Set the Rayon thread count from the shell before starting Python:

export RAYON_NUM_THREADS=8
python your_pipeline.py

Inspect reducers settings for generic reducer workloads:

import reducers as rd

print(rd.get_num_threads())
print(rd.get_parallel_grains())

# Optional machine/workload-specific tuning:
# python -m reducers.autotuner

There is no separate imcombiners parallel-control API. This is intentional: general reductions are implemented by reducers, while imc rejection kernels own their private crossover policy. If a rejection benchmark regresses, tune the imc rejection policy and only propose a reducers API when the pattern is generic outside imcombiners.

Thread Benchmark Script

benchmark_threads.py measures a single-thread baseline and a range of Rayon thread counts in fresh subprocesses, so every candidate gets a clean thread pool. By default it runs sigclip_median on both (5, 512, 512) and (31, 512, 512) stacks and reports separate recommendations:

uv run python benchmarks/benchmark_threads.py

The script prints an environment table before the timing results, including Python, package versions, OS/kernel details, machine type, and logical CPU count. Keep that block with any copied benchmark table so results can be compared later.

The reported values are a starting point for the measured workload, not a package-wide optimum. To tune for your own shape or operation:

uv run python benchmarks/benchmark_threads.py \
  --op median --dtype float32 --n 31 --height 1024 --width 1024

Pass multiple --n values to cover several stack sizes in one run:

uv run python benchmarks/benchmark_threads.py --n 5 31 63
Note

Default thread-count candidates. On machines with <= 32 logical CPUs the script tests every parallel thread count: 2, 3, …, os.cpu_count(). A dedicated serial baseline run covers the non-Rayon case, so single-thread Rayon is only tested if you pass it explicitly with --threads.

On machines with > 32 logical CPUs, os.cpu_count() may not match your scheduler allocation. Pass --threads with explicit candidates, for example based on SLURM_CPUS_PER_TASK, or --force-test to get the sparse {2, 4, 8, ..., ncpu} list anyway.

Note

The benchmark uses the active reducers grain settings for generic reducer operations and imc’s internal policy for rejection kernels. It does not force reducers grains to make rejection kernels parallel; rejection crossover tuning belongs in imc.

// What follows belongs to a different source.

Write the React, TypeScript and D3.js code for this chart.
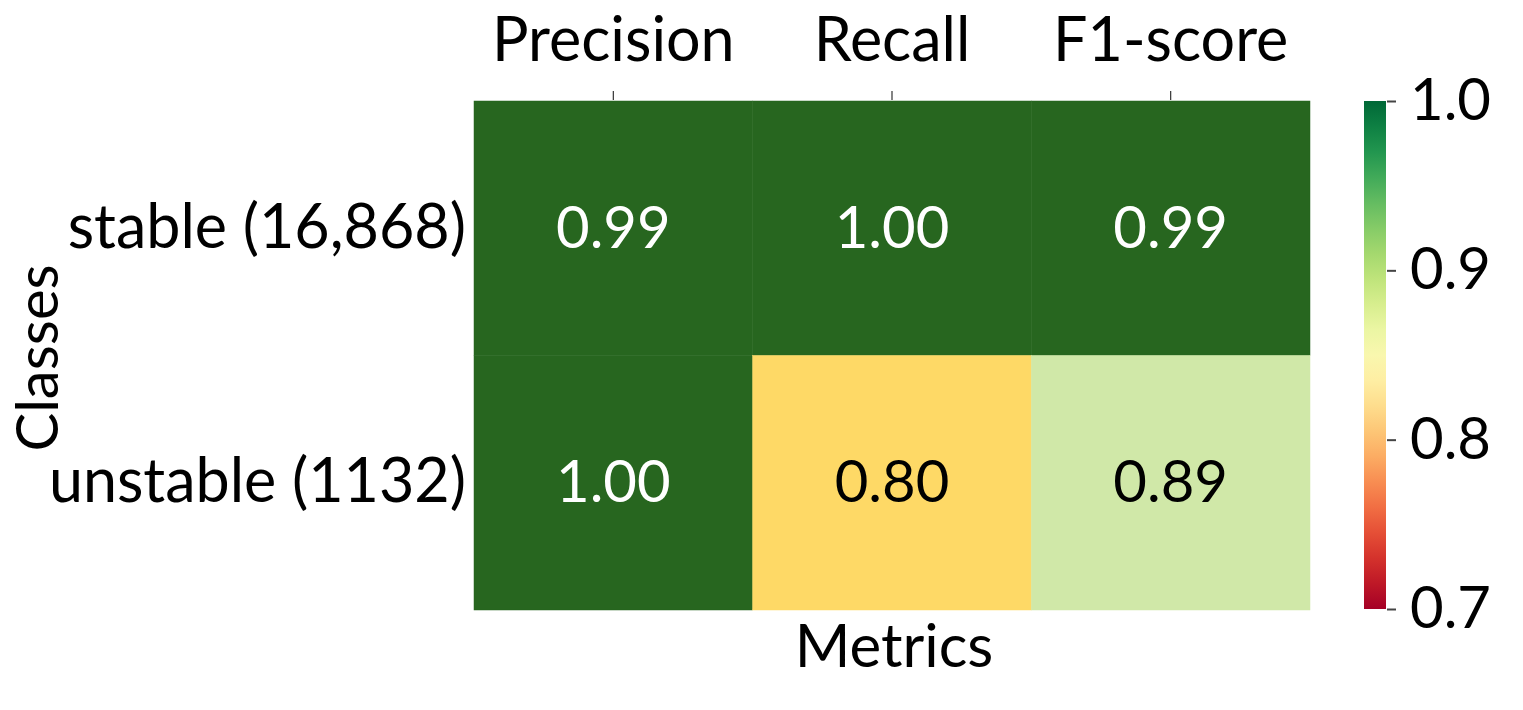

More threads does not always mean faster. Repeated runs can recommend different near-best values because timing varies with operation, dtype, number of images, output shape, CPU allocation, memory bandwidth, and machine load. For example, on an MBP 14” [2024, macOS 26.4.1, M4Pro(8P+4E/G20c/N16c/48G)], RAYON_NUM_THREADS=6 was optimal for n=5 while RAYON_NUM_THREADS=12 was optimal for n=31, and both changed by about two threads after the machine load shifted. The tuner treats median times within --tie-tolerance of the fastest as near-ties and recommends the lower thread count. For a more stable estimate, increase --repeats and --warmups:

uv run python benchmarks/benchmark_threads.py --repeats 15 --warmups 3

If your pipeline also calls threaded NumPy/BLAS code, consider pinning OPENBLAS_NUM_THREADS, OMP_NUM_THREADS, MKL_NUM_THREADS, and VECLIB_MAXIMUM_THREADS to 1 while benchmarking to avoid measuring nested oversubscription.